John Engelken, one of the enterprising and practical farmers of Richmond township, Nemaha county, residing on section 5, was born in Hanover, Germany, on the 20th of February, 1844, and is the eldest of six children of Bernard and Mary (Cooper) Engelken, natives of Germany. The father was a farmer by occupation, and in 1854, bidding adieu to friends and country, he crossed the Atlantic to the New World, taking up his abode in Jo Daviess county, Illinois, where he secured government land at a dollar and a quarter per acre. He improved a farm there, making it his home until 1880, when he came to Kansas. He died at the home of our subject, September 28, 1897, and his widow is now living with her son John, at the age of seventy-nine years.

Mr. Engelken, of this review, was a lad of six summers when he came with his parents to the New World. He began his education in the fatherland, but completed his studies in the district schools of Jo Daviess county, Illinois. Having arrived at years of maturity, he was married, in Dorchester, Allamakee county, Iowa, May 28, 1872, to Mary Schulte, who was born in Davenport, Iowa, October 30, 1855, her parents being John B. and Mary Schulte, who were natives of Hanover, Germany, whence they came to America in early life. The mother died when Mrs. Engelken was about eight years of age, and her father passed away when seventy-nine years of age. Our subject and his wife are the parents of nine children, namely: Mary, the wife of Bernard Rottinghouse, of Nemaha county; Margaret, the wife of Henry Rethmann, of Nemaha township, Nemaha county, Kansas; Ellen; Kate; Bernard, deceased; Elizabeth, Henry, Nora and Otilda.

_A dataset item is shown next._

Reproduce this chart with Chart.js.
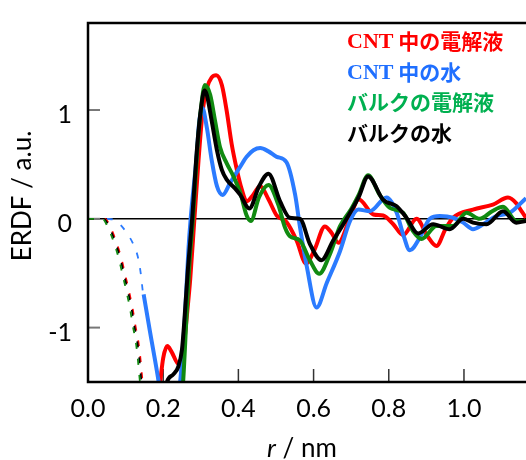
<!DOCTYPE html>
<html>
<head>
<meta charset="utf-8">
<script src="https://cdn.jsdelivr.net/npm/chart.js@4.4.1/dist/chart.umd.min.js"></script>
<style>
  html, body { margin: 0; padding: 0; background: #fff; }
  #wrap { width: 526px; height: 460px; }
</style>
</head>
<body>
<div id="wrap"><canvas id="erdf" width="526" height="460"></canvas></div>
<script>
// ERDF curves, r in nm. solid part + dashed short-range part per series
var redSolid = [[0.175,-2.0],[0.192,-1.5],[0.2,-1.28],[0.211,-1.17],[0.222,-1.22],[0.241,-1.335],[0.254,-1.19],[0.263,-0.89],[0.272,-0.55],[0.283,0],[0.294,0.54],[0.305,0.99],[0.316,1.2],[0.329,1.3],[0.341,1.32],[0.356,1.23],[0.369,0.99],[0.382,0.69],[0.396,0.45],[0.409,0.27],[0.422,0.16],[0.437,0.21],[0.458,0.3],[0.48,0.18],[0.502,0.03],[0.528,-0.03],[0.555,-0.2],[0.58,-0.41],[0.603,-0.28],[0.63,-0.07],[0.648,-0.13],[0.666,-0.22],[0.697,0.01],[0.72,0.18],[0.759,0.04],[0.785,0.03],[0.812,-0.05],[0.838,-0.15],[0.874,0.0],[0.903,-0.16],[0.927,-0.25],[0.95,-0.1],[0.971,0.01],[1.024,0.085],[1.077,0.13],[1.117,0.196],[1.14,0.14],[1.153,0.07],[1.165,0.01]];
var redDash = [[0,0],[0.045,0],[0.06,-0.08],[0.077,-0.23],[0.09,-0.38],[0.099,-0.515],[0.11,-0.68],[0.119,-0.83],[0.126,-0.98],[0.134,-1.13],[0.139,-1.27],[0.143,-1.42],[0.148,-1.6]];

var blueSolid = [[0.148,-0.695],[0.165,-1.04],[0.188,-1.5],[0.2,-1.8],[0.216,-1.9],[0.245,-1.5],[0.258,-0.89],[0.267,-0.29],[0.273,0],[0.288,0.54],[0.296,0.9],[0.304,1.02],[0.316,0.84],[0.329,0.54],[0.343,0.3],[0.358,0.22],[0.378,0.33],[0.405,0.48],[0.422,0.57],[0.44,0.63],[0.458,0.65],[0.48,0.62],[0.502,0.57],[0.528,0.52],[0.551,0.22],[0.564,-0.08],[0.582,-0.44],[0.608,-0.815],[0.635,-0.59],[0.67,-0.3],[0.697,-0.02],[0.719,0.085],[0.75,0.07],[0.794,0.196],[0.821,0.055],[0.838,-0.14],[0.856,-0.29],[0.883,-0.17],[0.909,0.0],[0.936,0.025],[0.971,0.01],[0.998,-0.035],[1.024,-0.095],[1.051,-0.05],[1.086,0.025],[1.122,0.055],[1.165,0.19]];
var blueDash = [[0.05,0],[0.07,-0.01],[0.09,-0.07],[0.105,-0.14],[0.12,-0.23],[0.134,-0.37],[0.141,-0.52],[0.146,-0.67],[0.148,-0.695]];

var greenSolid = [[0.24,-2.0],[0.253,-1.5],[0.262,-0.9],[0.27,-0.4],[0.279,0],[0.29,0.6],[0.3,1.0],[0.311,1.23],[0.325,1.14],[0.338,0.9],[0.351,0.66],[0.369,0.51],[0.387,0.39],[0.405,0.24],[0.422,0.03],[0.433,-0.02],[0.455,0.2],[0.48,0.31],[0.506,0.13],[0.524,-0.08],[0.537,-0.16],[0.564,-0.2],[0.59,-0.38],[0.615,-0.505],[0.644,-0.32],[0.67,-0.07],[0.7,0.09],[0.72,0.22],[0.745,0.4],[0.776,0.22],[0.803,0.1],[0.838,0.055],[0.862,-0.1],[0.887,-0.185],[0.927,-0.065],[0.971,-0.065],[1.007,0.055],[1.042,0.0],[1.075,0.07],[1.104,0.11],[1.139,-0.02],[1.165,-0.02]];
var greenDash = [[0,0],[0.038,0],[0.053,-0.08],[0.07,-0.23],[0.083,-0.38],[0.092,-0.515],[0.103,-0.68],[0.112,-0.83],[0.119,-0.98],[0.127,-1.13],[0.132,-1.27],[0.136,-1.42],[0.141,-1.6]];

var blackSolid = [[0.2,-1.7],[0.21,-1.5],[0.227,-1.43],[0.24,-1.36],[0.25,-1.2],[0.256,-0.95],[0.266,-0.45],[0.277,0],[0.29,0.65],[0.3,1.0],[0.31,1.18],[0.316,1.14],[0.329,0.9],[0.343,0.63],[0.356,0.45],[0.369,0.36],[0.391,0.28],[0.405,0.22],[0.429,0.095],[0.455,0.3],[0.48,0.415],[0.511,0.16],[0.537,0.01],[0.564,0.0],[0.59,-0.23],[0.621,-0.38],[0.652,-0.2],[0.679,-0.05],[0.72,0.2],[0.745,0.39],[0.785,0.175],[0.821,0.115],[0.847,0.01],[0.878,-0.135],[0.918,-0.05],[0.962,-0.095],[0.998,0.0],[1.024,-0.035],[1.06,-0.05],[1.104,0.07],[1.139,-0.035],[1.165,-0.02]];
var blackDash = [[0,0],[0.042,0],[0.057,-0.08],[0.074,-0.23],[0.087,-0.38],[0.096,-0.515],[0.107,-0.68],[0.116,-0.83],[0.123,-0.98],[0.131,-1.13],[0.136,-1.27],[0.14,-1.42],[0.145,-1.6]];

var xTicks = [0.2, 0.4, 0.6, 0.8, 1.0];
var yTicks = [-1, 0, 1];

var legendRows = [
  { latin: 'CNT', jp: ' 中の電解液', color: '#ff0000' },
  { latin: 'CNT', jp: ' 中の水', color: '#1f6fff' },
  { latin: '', jp: 'バルクの電解液', color: '#00b050' },
  { latin: '', jp: 'バルクの水', color: '#000000' }
];

var RED = '#ff0000', BLUE = '#2b7bff', GREEN = '#118a11', BLACK = '#000000';

function pts(arr) {
  return arr.map(function (p) { return { x: p[0], y: p[1] }; });
}
function solid(data, color) {
  return { data: pts(data), borderColor: color, borderWidth: 4, pointRadius: 0, cubicInterpolationMode: 'monotone', fill: false };
}
function dashed(data, color) {
  return { data: pts(data), borderColor: color, borderWidth: 1.8, borderDash: [6, 10], pointRadius: 0, cubicInterpolationMode: 'monotone', fill: false };
}

var framePlugin = {
  id: 'frame',
  beforeDatasetsDraw: function (chart) {
    var c = chart.ctx, a = chart.chartArea, xs = chart.scales.x, ys = chart.scales.y;
    c.save();
    // zero line
    c.strokeStyle = '#000';
    c.lineWidth = 1.5;
    c.beginPath();
    c.moveTo(a.left, ys.getPixelForValue(0));
    c.lineTo(a.right, ys.getPixelForValue(0));
    c.stroke();
    // inward tick marks
    c.strokeStyle = '#777';
    c.lineWidth = 2;
    yTicks.forEach(function (v) {
      var y = ys.getPixelForValue(v);
      c.beginPath(); c.moveTo(a.left, y); c.lineTo(a.left + 12, y); c.stroke();
    });
    c.strokeStyle = '#333';
    c.lineWidth = 1.5;
    xTicks.forEach(function (v) {
      var x = xs.getPixelForValue(v);
      c.beginPath(); c.moveTo(x, a.bottom); c.lineTo(x, a.bottom - 13); c.stroke();
    });
    c.restore();
  },
  afterDraw: function (chart) {
    var c = chart.ctx, a = chart.chartArea;
    c.save();
    // frame: left, top, bottom
    c.strokeStyle = '#000';
    c.lineWidth = 2.5;
    c.beginPath();
    c.moveTo(a.right, a.top);
    c.lineTo(a.left, a.top);
    c.lineTo(a.left, a.bottom);
    c.lineTo(a.right, a.bottom);
    c.stroke();

    // axis titles
    c.fillStyle = '#000';
    c.textBaseline = 'middle';
    c.textAlign = 'center';
    c.save();
    c.translate(23, 196);
    c.rotate(-Math.PI / 2);
    c.font = '26px Lato';
    c.fillText('ERDF / a.u.', 0, 0);
    c.restore();

    c.textAlign = 'left';
    c.textBaseline = 'alphabetic';
    c.font = 'italic 26px Lato';
    var rw = c.measureText('r').width;
    c.font = '26px Lato';
    var rest = ' / nm';
    var tw = rw + c.measureText(rest).width;
    var x0 = 302 - tw / 2;
    c.font = 'italic 26px Lato';
    c.fillText('r', x0, 457);
    c.font = '26px Lato';
    c.fillText(rest, x0 + rw, 457);

    // legend text
    var base = [48, 78.5, 109, 139.5];
    legendRows.forEach(function (row, i) {
      var x = 347;
      c.fillStyle = row.color;
      if (row.latin) {
        c.font = 'bold 22px "Liberation Serif"';
        c.fillText(row.latin, x, base[i]);
        x += c.measureText(row.latin).width;
      }
      c.font = 'bold 21px "Noto Sans CJK JP"';
      c.fillText(row.jp, x, base[i] + 1);
    });
    c.restore();
  }
};

new Chart(document.getElementById('erdf'), {
  type: 'line',
  data: {
    datasets: [
      dashed(greenDash, GREEN), dashed(blackDash, BLACK), dashed(redDash, RED), dashed(blueDash, BLUE),
      solid(blackSolid, BLACK), solid(greenSolid, GREEN), solid(blueSolid, BLUE), solid(redSolid, RED)
    ]
  },
  options: {
    responsive: false,
    animation: false,
    devicePixelRatio: 1,
    layout: { padding: { top: 14, right: 0, left: 0, bottom: 0 } },
    plugins: { legend: { display: false }, tooltip: { enabled: false } },
    scales: {
      x: {
        type: 'linear',
        min: 0,
        max: 1.165,
        grid: { display: false },
        border: { display: false },
        ticks: {
          stepSize: 0.2,
          includeBounds: false,
          padding: 4,
          color: '#000',
          font: { family: 'Lato', size: 25 },
          callback: function (v) { return v.toFixed(1); }
        },
        afterFit: function (s) { s.height = 78; }
      },
      y: {
        type: 'linear',
        min: -1.5,
        max: 1.8,
        grid: { display: false },
        border: { display: false },
        ticks: {
          stepSize: 1,
          includeBounds: false,
          padding: 8,
          labelOffset: 5,
          color: '#000',
          font: { family: 'Lato', size: 25 }
        },
        afterFit: function (s) { s.width = 88; }
      }
    }
  },
  plugins: [framePlugin]
});
</script>
</body>
</html>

After his marriage Mr. Engelken located in Allamakee county, Iowa, where he engaged in general farming until 1880, when he came to Nemaha county, Kansas. Here he purchased a tract of wild prairie land, which he has transformed into an excellent farm, making all of the improvements upon the place. He first built a barn, and in that the family lived through the summer, when a substantial residence was erected. In 1897 he built a very large barn, and these, with the other improvements upon the place, stand as monuments to the thrift and enterprise of the owner. Mr. Engelken has two hundred and forty-two acres, all under cultivation, and his diligence has resulted in the acquirement of a handsome competence. His political support is given to the Democratic party. For more than ten years he has served as the school clerk. He is a prominent member and one of the officers of St. Mary's Catholic church, and aided in building the house of worship. His life has been quietly passed, yet has been characterized by fidelity to every duty. Such a career is worthy of emulation.